Q: So will you hire a sports psychologist? "We'll see how it goes. I want to talk to some other people about that. I know I've used every method available to me. I think a lot of it is getting them to verbalize that and understand this is what we're dealing with. And getting some of our young players just to execute.

"These (senior) guys have gone through a lot over the last few years, they haven't won a lot of games. The challenge I have posed to them is that their legacy is they are the ones that turned it around. And they've got seven games left to do that. I still like this team, I like the people on it, and I especially like our senior class. These guys work, they play hard. They've been through that history part of it and I know they want to change it. They're trying to do things to change it, but still we've go to get our young guys in there and make sure they're not affected adversely by our history as a program.

"My reaction to the situation is critical as anything. I don't enjoy the situation we're in losing, because it's very frustrating to me. I know personally I have invested a lot of myself and my life in trying to build this program, I'm totally committed to that. I know when I signed on I put everything, my whole being, into doing this. And I do it every day. Everything I've learned about this game in 30 years and everything I've learned about people I put into this program each and every day.

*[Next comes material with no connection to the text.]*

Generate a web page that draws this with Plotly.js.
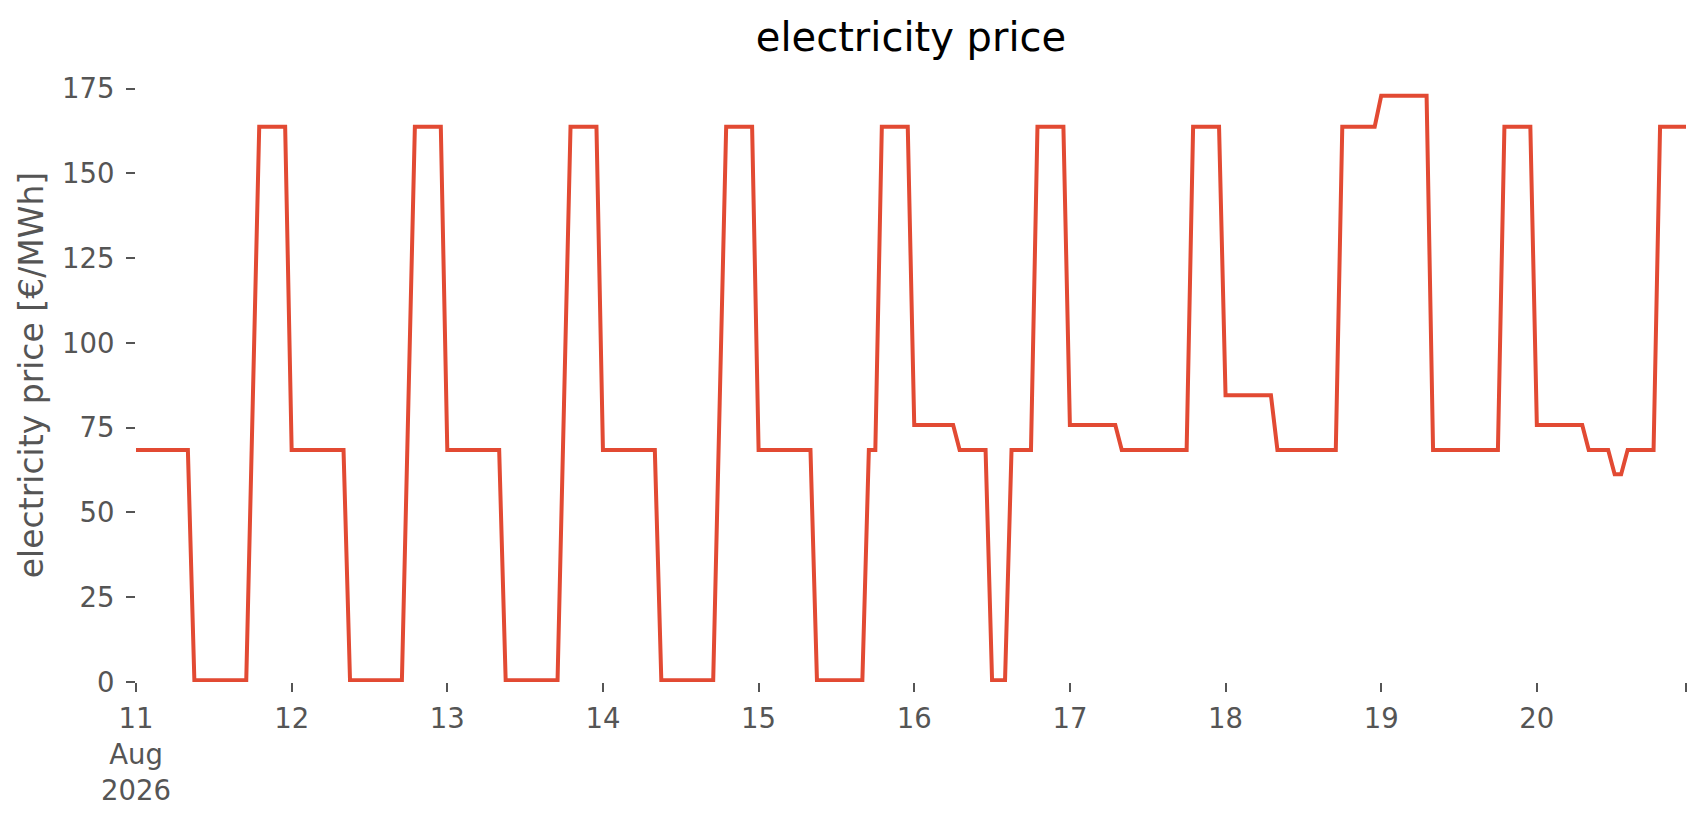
<!DOCTYPE html>
<html>
<head>
<meta charset="utf-8">
<script src="https://cdn.plot.ly/plotly-3.0.1.min.js"></script>
<style>
  html, body { margin: 0; padding: 0; background: #ffffff; }
  #price-plot { width: 1706px; height: 815px; }
</style>
</head>
<body>
<div id="price-plot"></div>
<script>
// hourly prices, one row per day, starting 2026-08-11 00:00
var start_time = '2026-08-11T00:00:00';
var day_prices_11 = [68.4,68.4,68.4,68.4,68.4,68.4,68.4,68.4,68.4, 0.5,0.5,0.5,0.5,0.5,0.5,0.5,0.5,0.5, 82.2, 163.8,163.8,163.8,163.8,163.8];
var day_prices_12 = [68.4,68.4,68.4,68.4,68.4,68.4,68.4,68.4,68.4, 0.5,0.5,0.5,0.5,0.5,0.5,0.5,0.5,0.5, 82.2, 163.8,163.8,163.8,163.8,163.8];
var day_prices_13 = [68.4,68.4,68.4,68.4,68.4,68.4,68.4,68.4,68.4, 0.5,0.5,0.5,0.5,0.5,0.5,0.5,0.5,0.5, 82.2, 163.8,163.8,163.8,163.8,163.8];
var day_prices_14 = [68.4,68.4,68.4,68.4,68.4,68.4,68.4,68.4,68.4, 0.5,0.5,0.5,0.5,0.5,0.5,0.5,0.5,0.5, 82.2, 163.8,163.8,163.8,163.8,163.8];
var day_prices_15 = [68.4,68.4,68.4,68.4,68.4,68.4,68.4,68.4,68.4, 0.5,0.5,0.5,0.5,0.5,0.5,0.5,0.5, 68.4,68.4, 163.8,163.8,163.8,163.8,163.8];
var day_prices_16 = [75.8,75.8,75.8,75.8,75.8,75.8,75.8, 68.4,68.4,68.4,68.4,68.4, 0.5,0.5,0.5, 68.4,68.4,68.4,68.4, 163.8,163.8,163.8,163.8,163.8];
var day_prices_17 = [75.8,75.8,75.8,75.8,75.8,75.8,75.8,75.8, 68.4,68.4,68.4,68.4,68.4,68.4,68.4,68.4,68.4,68.4,68.4, 163.8,163.8,163.8,163.8,163.8];
var day_prices_18 = [84.6,84.6,84.6,84.6,84.6,84.6,84.6,84.6, 68.4,68.4,68.4,68.4,68.4,68.4,68.4,68.4,68.4,68.4, 163.8,163.8,163.8,163.8,163.8,163.8];
var day_prices_19 = [172.9,172.9,172.9,172.9,172.9,172.9,172.9,172.9, 68.4,68.4,68.4,68.4,68.4,68.4,68.4,68.4,68.4,68.4,68.4, 163.8,163.8,163.8,163.8,163.8];
var day_prices_20 = [75.8,75.8,75.8,75.8,75.8,75.8,75.8,75.8, 68.4,68.4,68.4,68.4, 61.3,61.3, 68.4,68.4,68.4,68.4,68.4, 163.8,163.8,163.8,163.8,163.8];

var tick_dates = ['2026-08-11','2026-08-12','2026-08-13','2026-08-14','2026-08-15',
                  '2026-08-16','2026-08-17','2026-08-18','2026-08-19','2026-08-20','2026-08-20 23:00'];
var tick_labels = ['11<br>Aug<br>2026','12','13','14','15','16','17','18','19','20',''];
var y_ticks = [0, 25, 50, 75, 100, 125, 150, 175];

var price = [].concat(day_prices_11, day_prices_12, day_prices_13, day_prices_14, day_prices_15,
                      day_prices_16, day_prices_17, day_prices_18, day_prices_19, day_prices_20);

// hourly timestamps
var times = [];
var t0 = new Date(start_time + 'Z').getTime();
for (var i = 0; i < price.length; i++) {
    times.push(new Date(t0 + i * 3600000).toISOString().slice(0, 19).replace('T', ' '));
}

var trace = {
    x: times,
    y: price,
    type: 'scatter',
    mode: 'lines',
    line: {color: '#E24A33', width: 4},
    hoverinfo: 'x+y'
};

var grey = '#555555';
var layout = {
    width: 1706,
    height: 815,
    font: {family: 'DejaVu Sans, sans-serif', color: grey},
    title: {
        text: 'electricity price',
        font: {size: 40, color: '#000000'},
        x: 0.534, xanchor: 'center',
        y: 0.955, yanchor: 'middle'
    },
    xaxis: {
        type: 'date',
        range: [times[0], times[times.length - 1]],
        tickvals: tick_dates,
        ticktext: tick_labels,
        tickfont: {size: 27.5, color: grey},
        ticks: 'outside', ticklen: 9, tickwidth: 2, tickcolor: grey,
        ticklabelstandoff: 3,
        showgrid: false, zeroline: false, showline: false
    },
    yaxis: {
        title: {text: 'electricity price [€/MWh]', font: {size: 33, color: grey}, standoff: 8},
        range: [0, 181.1],
        tickvals: y_ticks,
        tickfont: {size: 27.5, color: grey},
        ticks: 'outside', ticklen: 9, tickwidth: 2, tickcolor: grey,
        ticklabelstandoff: 6,
        showgrid: false, zeroline: false, showline: false
    },
    margin: {l: 136, r: 20, t: 68, b: 133},
    showlegend: false,
    plot_bgcolor: '#ffffff',
    paper_bgcolor: '#ffffff'
};

Plotly.newPlot('price-plot', [trace], layout, {displayModeBar: false});
</script>
</body>
</html>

"Walking across (the field) to shake that coach's hand after the game is a gut-wrenching experience for me. Even though it's the polite thing to do, the class thing to do, it's the hardest thing I've done since I've been here. Because I'm used to winning.

"But I know it's part of the process we have to do through. And as well as I have tried to explain it to our fans to understand the situation, it's very difficult to do. So what I focus is keeping my attention on the people where it really matters. Keeping them positive keeping them playing as hard as they possibly can play. And hoping soon we'll get to that point where we truly believe."